Natsir tidak menjual gagasan dan kebaikannya kepada makhluk. Sekali lagi, tidak kepada makhluk. Dia menjual jasanya menyatukan negeri ini melalui Mosi Integral, menguatkan simpul-simpul Islam melalui Dewan Dakwah Islamiyah Indonesia (DDII), memberdayakan umat, membangun negeri ini dengan politik yang bijaksana, hanya kepada Allah, cukup kepada Allah. Karena itulah jasanya yang sungguh besar: mengakibatkan kita saat ini merasakan kemerdekaan dan menikmati pembangunan, tak berimbang dengan gaya hidupnya yang sederhana berupa pakaian sobek.
Apa yang dia perbuat, persis seperti yang dilakukan para pejuang masa dakwah Nabi Muhammad dahulu. Mereka menjual dirinya kepada Allah (at-Taubah ayat 111). Sebabnya, orang-orang beriman mengetahui, hanya menjual diri kepada Allah, pasti membuahkan keuntungan yang besar. Bukan sekadar materi, tapi batini, ukhrawi, ilahi.
Menjual diri kepada Allah seperti itu menjadi strategis pada tahun politik saat ini dan tahun depan. Mendukung individu dan kelompok politik untuk meramaikan pesta demokrasi 2024 merupakan hal yang pasti terjadi. Tapi jangan melakukan itu dengan maksud untuk mendapatkan proyek dari si pemenang pemilu. Bukan untuk niat mendapatkan timbal balik besar.

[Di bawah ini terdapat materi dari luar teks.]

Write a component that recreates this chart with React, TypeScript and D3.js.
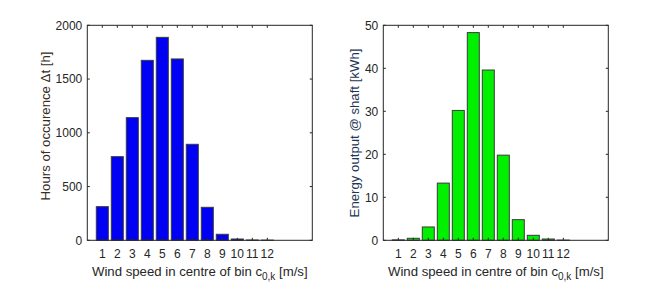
import { useEffect, useRef } from 'react';
import * as d3 from 'd3';

const bins = [1, 2, 3, 4, 5, 6, 7, 8, 9, 10, 11, 12];
const hours = [313, 778, 1141, 1674, 1888, 1687, 893, 307, 56, 12, 3, 2];
const energy = [0.1, 0.47, 3.1, 13.3, 30.2, 48.3, 39.6, 19.8, 4.8, 1.16, 0.3, 0.05];
const hoursTicks = [0, 500, 1000, 1500, 2000];
const energyTicks = [0, 10, 20, 30, 40, 50];

const W = 651;
const H = 299;

interface PanelSpec {
  left: number;
  values: number[];
  ticks: number[];
  yMax: number;
  fill: string;
  yLabel: string;
  yLabelColor: string;
  yLabelX: number;
  yLabelY: number;
}

const panels: PanelSpec[] = [
  {
    left: 87.3,
    values: hours,
    ticks: hoursTicks,
    yMax: 2000,
    fill: '#0000f5',
    yLabel: 'Hours of occurence  \u0394t [h]',
    yLabelColor: '#3a2c22',
    yLabelX: 45,
    yLabelY: 126,
  },
  {
    left: 383.3,
    values: energy,
    ticks: energyTicks,
    yMax: 50,
    fill: '#00f000',
    yLabel: 'Energy output @ shaft [kWh]',
    yLabelColor: '#1e3656',
    yLabelX: 354,
    yLabelY: 133,
  },
];

export default function App() {
  const svgRef = useRef<SVGSVGElement>(null);

  useEffect(() => {
    if (!svgRef.current) return;
    const svg = d3.select(svgRef.current);
    svg.selectAll('*').remove();

    const top = 25.3;
    const bottom = 240.3;
    const plotW = 225;
    const ink = '#262626';
    const font = 'Liberation Sans, Arial, sans-serif';

    panels.forEach((p) => {
      const x = d3.scaleLinear().domain([0, 15]).range([p.left, p.left + plotW]);
      const y = d3.scaleLinear().domain([0, p.yMax]).range([bottom, top]);
      const g = svg.append('g');

      // bars
      g.selectAll('rect.bar')
        .data(p.values)
        .join('rect')
        .attr('class', 'bar')
        .attr('x', (_, i) => x(bins[i] - 0.4))
        .attr('width', x(0.8) - x(0))
        .attr('y', (d) => y(d))
        .attr('height', (d) => y(0) - y(d))
        .attr('fill', p.fill)
        .attr('stroke', '#3a3a3a')
        .attr('stroke-width', 1);

      // ticks inward on all four sides
      const tl = 2.5;
      bins.forEach((b) => {
        g.append('line')
          .attr('x1', x(b)).attr('x2', x(b))
          .attr('y1', top).attr('y2', top + tl)
          .attr('stroke', ink);
        g.append('line')
          .attr('x1', x(b)).attr('x2', x(b))
          .attr('y1', bottom).attr('y2', bottom - tl)
          .attr('stroke', ink);
      });
      p.ticks.forEach((t) => {
        g.append('line')
          .attr('x1', x(0)).attr('x2', x(0) + tl)
          .attr('y1', y(t)).attr('y2', y(t))
          .attr('stroke', ink);
        g.append('line')
          .attr('x1', x(15)).attr('x2', x(15) - tl)
          .attr('y1', y(t)).attr('y2', y(t))
          .attr('stroke', ink);
      });

      // box
      g.append('rect')
        .attr('x', x(0))
        .attr('y', top)
        .attr('width', plotW)
        .attr('height', bottom - top)
        .attr('fill', 'none')
        .attr('stroke', ink)
        .attr('stroke-width', 1);

      // tick labels
      g.selectAll('text.xt')
        .data(bins)
        .join('text')
        .attr('class', 'xt')
        .attr('x', (d) => x(d))
        .attr('y', 257.5)
        .attr('text-anchor', 'middle')
        .attr('font-family', font)
        .attr('font-size', '12px')
        .attr('fill', ink)
        .text((d) => d);

      g.selectAll('text.yt')
        .data(p.ticks)
        .join('text')
        .attr('class', 'yt')
        .attr('x', x(0) - 5)
        .attr('y', (d) => y(d))
        .attr('dy', '0.35em')
        .attr('text-anchor', 'end')
        .attr('font-family', font)
        .attr('font-size', '12px')
        .attr('fill', ink)
        .text((d) => d);

      // x label with subscript
      const xl = g.append('text')
        .attr('x', x(7.5))
        .attr('y', 275.5)
        .attr('text-anchor', 'middle')
        .attr('font-family', font)
        .attr('font-size', '13.2px')
        .attr('fill', ink);
      xl.append('tspan').text('Wind speed in centre of bin c');
      xl.append('tspan').attr('dy', 4.5).attr('font-size', '10px').text('0,k');
      xl.append('tspan').attr('dy', -4.5).text(' [m/s]');

      // y label
      g.append('text')
        .attr('transform', `translate(${p.yLabelX},${p.yLabelY}) rotate(-90)`)
        .attr('dy', '0.35em')
        .attr('text-anchor', 'middle')
        .attr('font-family', font)
        .attr('font-size', '13.2px')
        .attr('fill', p.yLabelColor)
        .text(p.yLabel);
    });
  }, []);

  return (
    <svg
      ref={svgRef}
      width={W}
      height={H}
      style={{ position: 'absolute', left: 0, top: 0, background: 'white' }}
    />
  );
}
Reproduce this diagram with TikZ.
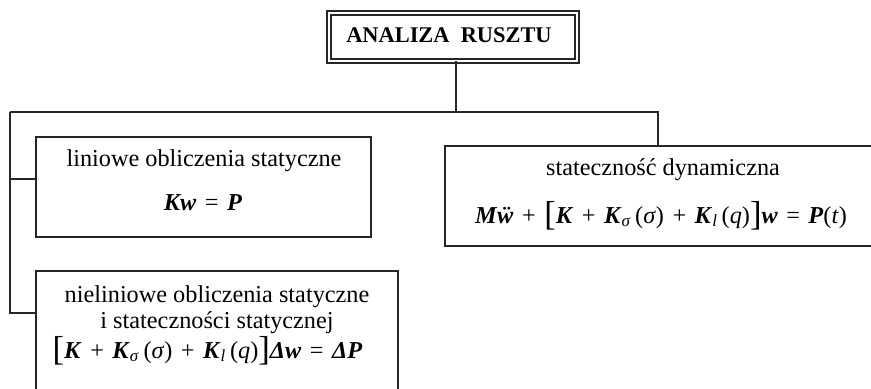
\documentclass[tikz,border=0pt]{standalone}
\usepackage{fontspec}
\setmainfont{Liberation Serif}
\newcommand{\vb}[1]{\textbf{\textit{#1}}}
\newcommand{\bigbr}[1]{\raisebox{-0.12em}{\fontsize{26}{26}\selectfont #1}}
\newcommand{\op}[1]{\hspace{0.35em}#1\hspace{0.35em}}
\tikzset{
    BOX/.style={draw=black!85, shape=rectangle, line width=1.4pt,
        inner sep=0pt, outer sep=0pt},
    TITLE_BOX/.style={BOX, double=white, double distance=1.6pt, line width=1.2pt},
    TEXT/.style={inner sep=0pt, anchor=base, font=\fontsize{18.2}{21}\selectfont},
    TITLE_TEXT/.style={TEXT, font=\fontsize{16.8}{20}\selectfont\bfseries},
    EDGE/.style={draw=black!85, line width=1.4pt}
}
\begin{document}
\begin{tikzpicture}[x=0.75pt, y=-0.75pt]
    \clip (0,0) rectangle (871,389);
    \useasboundingbox (0,0) rectangle (871,389);
    % boxes
    \node [TITLE_BOX, minimum width=186pt, minimum height=36pt] (1) at (453,37) {};
    \node [BOX, minimum width=251pt, minimum height=75pt] (2) at (203.5,187) {};
    \node [BOX, minimum width=327pt, minimum height=75pt] (3) at (663,196) {};
    \node [BOX, minimum width=271.5pt, minimum height=112pt] (4) at (217,345.5) {};
    % texts
    \node [TITLE_TEXT] (5) at (449,42) {ANALIZA\ \ RUSZTU};
    \node [TEXT] (6) at (204,166) {liniowe obliczenia statyczne};
    \node [TEXT] (7) at (203,210) {\vb{Kw}\op{=}\vb{P}};
    \node [TEXT] (8) at (663,175) {stateczność dynamiczna};
    \node [TEXT] (9) at (661,223) {\vb{M}\vb{\"w}\op{+}\bigbr{[}\vb{K}\op{+}\vb{K}\textsubscript{\textit{σ}}\,(\textit{σ})\op{+}\vb{K}\textsubscript{\textit{l}}\,(\textit{q})\bigbr{]}\vb{w}\op{=}\vb{P}(\textit{t})};
    \node [TEXT] (10) at (217,302) {nieliniowe obliczenia statyczne};
    \node [TEXT] (11) at (217,328) {i stateczności statycznej};
    \node [TEXT] (12) at (207.5,358) {\bigbr{[}\vb{K}\op{+}\vb{K}\textsubscript{\textit{σ}}\,(\textit{σ})\op{+}\vb{K}\textsubscript{\textit{l}}\,(\textit{q})\bigbr{]}\vb{Δw}\op{=}\vb{ΔP}};
    % connectors
    \coordinate (c1) at (10,112);
    \coordinate (c2) at (658,112);
    \coordinate (c3) at (10,313);
    \coordinate (c4) at (10,179);
    \coordinate (c5) at (456,112);
    \draw[EDGE] (1.south -| c5) -- (c5);
    \draw[EDGE] (c1) -- (c2) -- (c2 |- 3.north);
    \draw[EDGE] (c1) -- (c3) -- (c3 -| 4.west);
    \draw[EDGE] (c4) -- (c4 -| 2.west);
\end{tikzpicture}
\end{document}
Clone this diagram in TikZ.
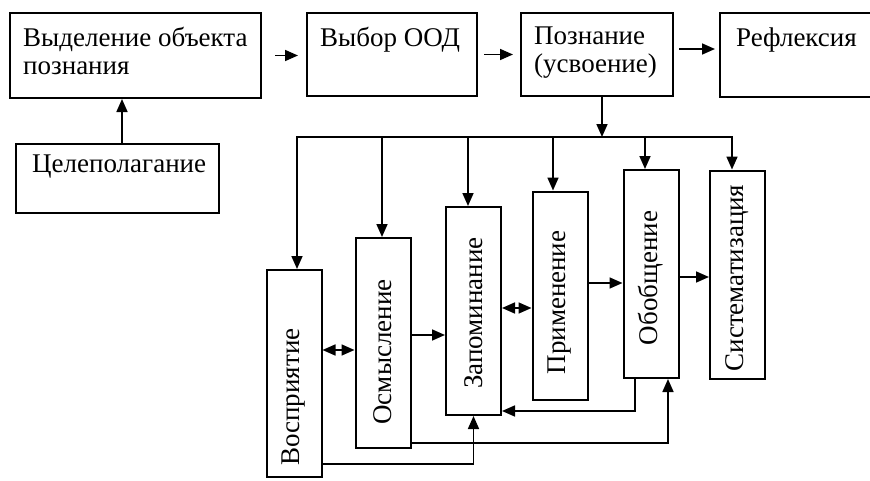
\documentclass[tikz,border=0pt]{standalone}
\usepackage{fontspec}
\setmainfont{Liberation Serif}
\usepackage{graphicx}
\usetikzlibrary{arrows.meta}

% rotated text inside the tall boxes, #1 moves it up or down
\newcommand{\uptext}[2][0pt]{\raisebox{#1}[0pt][0pt]{\rotatebox{90}{\makebox[0pt]{#2}}}}

\tikzset{
  box/.style={draw, line width=2pt, inner sep=0pt, anchor=north west},
  vbox/.style={draw, line width=2pt, inner sep=0pt, minimum width=55pt, minimum height=208pt},
  txt/.style={anchor=north west, align=left, inner sep=0pt, xshift=14pt, yshift=-15pt},
  arr/.style={line width=1.7pt, -{Triangle[length=13pt,width=11pt]}},
  dbl/.style={line width=1.7pt, {Triangle[length=13pt,width=11pt]}-{Triangle[length=13pt,width=11pt]}},
}

\begin{document}
\begin{tikzpicture}[x=1pt, y=-1pt, font=\fontsize{27}{28}\selectfont]
        \useasboundingbox (0,0) rectangle (870,480);

        % top row
        \node[box, minimum width=251pt, minimum height=85pt,
              label={[txt]north west:{Выделение объекта\\познания}}] (obj) at (9,12) {};
        \node[box, minimum width=170pt, minimum height=83pt,
              label={[txt]north west:{Выбор ООД}}] (ood) at (306,12) {};
        \node[box, minimum width=152pt, minimum height=83pt,
              label={[txt]north west:{Познание\\(усвоение)}}] (pozn) at (520,12) {};
        % this box runs off the right edge
        \node[box, draw=none, minimum width=220pt, minimum height=82pt,
              label={[txt, xshift=2pt]north west:{Рефлексия}}] (refl) at (720,13) {};
        \draw[line width=2pt] (refl.north east) -- (refl.north west) -- (refl.south west) -- (refl.south east);
        \draw[arr, shorten <=13pt, shorten >=8pt] (obj.east) -- (obj.east -| ood.west);
        \draw[arr, shorten <=6pt, shorten >=7pt] (ood.east) -- (ood.east -| pozn.west);
        \draw[arr, shorten <=5pt, shorten >=5pt] ([yshift=5.5pt]pozn.east) -- ([yshift=5.5pt]pozn.east -| refl.west);

        % goal setting
        \node[box, minimum width=203pt, minimum height=69pt,
              label={[txt, xshift=3pt, yshift=3pt]north west:{Целеполагание}}] (goal) at (15,143) {};
        \draw[arr] ([xshift=4.5pt]goal.north) -- ([xshift=4.5pt]goal.north |- obj.south);

        % stages of cognition
        \node[vbox, minimum height=207pt] (per) at (294,373.5) {\uptext[-23.5pt]{Восприятие}};
        \node[vbox, minimum height=210pt] (osm) at (383,343) {\uptext[-9pt]{Осмысление}};
        \node[vbox] (zap) at (473.5,311) {\uptext[-2pt]{Запоминание}};
        \node[vbox] (prim) at (560,295.5) {\uptext[-7pt]{Применение}};
        \node[vbox] (obob) at (651,274) {\uptext[-4pt]{Обобщение}};
        \node[vbox] (sys) at (737.5,274.5) {\uptext[-3.5pt]{Систематизация}};

        % distribution line
        \coordinate (bus) at (602,137);
        \draw[arr] (pozn.south -| bus) -- (bus);
        \draw[dbl] ([xshift=3pt]per.north) |- (bus) -| ([xshift=-5.5pt]sys.north);
        \foreach \n/\dx in {osm/-1,zap/-5.5,prim/-7,obob/-6}
            \draw[arr] ([xshift=\dx pt]\n.north |- bus) -- ([xshift=\dx pt]\n.north);

        % links between stages
        \draw[dbl] ([yshift=23.5pt]per.east) -- ([yshift=23.5pt]per.east -| osm.west);
        \draw[arr] ([yshift=8pt]osm.east) -- ([yshift=8pt]osm.east -| zap.west);
        \draw[dbl] ([yshift=3pt]zap.east) -- ([yshift=3pt]zap.east -| prim.west);
        \draw[arr] ([yshift=12.5pt]prim.east) -- ([yshift=12.5pt]prim.east -| obob.west);
        \draw[arr] ([yshift=-3pt]obob.east) -- ([yshift=-3pt]obob.east -| sys.west);

        % feedback
        \draw[arr] ([xshift=-16pt]obob.south) |- ([yshift=5pt]zap.south east);
        \draw[arr] ([yshift=6pt]osm.south east) -| ([xshift=17pt]obob.south);
        \draw[arr] ([yshift=14pt]per.south east) -| (zap.south);
\end{tikzpicture}
\end{document}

Mendukung kelompok dan individu politik harus dilakukan untuk melestarikan politik adiluhung, politik yang penuh kemuliaan. Maksudnya adalah, politik kebangsaan, yang memang sungguh-sungguh untuk membangun negeri dengan tetap menjaga kearifan dan keluhuran. Tetap berpegang kepada iman dan takwa, jauh dari cinta kepada dunia, dan lebur dalam ketenangan dan kedekatan kepada Allah, seperti Natsir yang mempermainkan dunia dengan mengenakan busana seadanya.
Kesederhanaan dan gaya hidup down to earth seperti Natsir, juga kepemimpinan yang dermawan lagi bijaksana, merupakan hal langka pada zaman ini. Zaman banyak orang lebih memilih berderma sedikit, tapi ingin mendapatkan keuntungan 2, 3, 4, dan berkali lipat. Gaya berderma dan upaya mendukung politik yang tak pernah berujung kepada kepuasan. Kemudian menjadi korup dan culas.
Simpul perjuangan berubah menjadi ambisi berebut kuasa. Hati diracuni syahwat dan angkara murka. Setan berubah jadi saudara. Sedangkan saudara yang sebenarnya dianggap petaka yang dijauhkan.
Kondisi semacam itu berujung kepada hidup penuh kehancuran. Hidup yang bergelimang keharaman, penuh harta dan keduniaan, tapi tak membahagiakan. Tak seperti kehidupan Natsir yang mengenakan baju sobek, tapi merasakan jutaan ketenangan batin yang menghadirkan banyak manfaat untuk ratusan juta orang saat ini sampai kiamat nanti.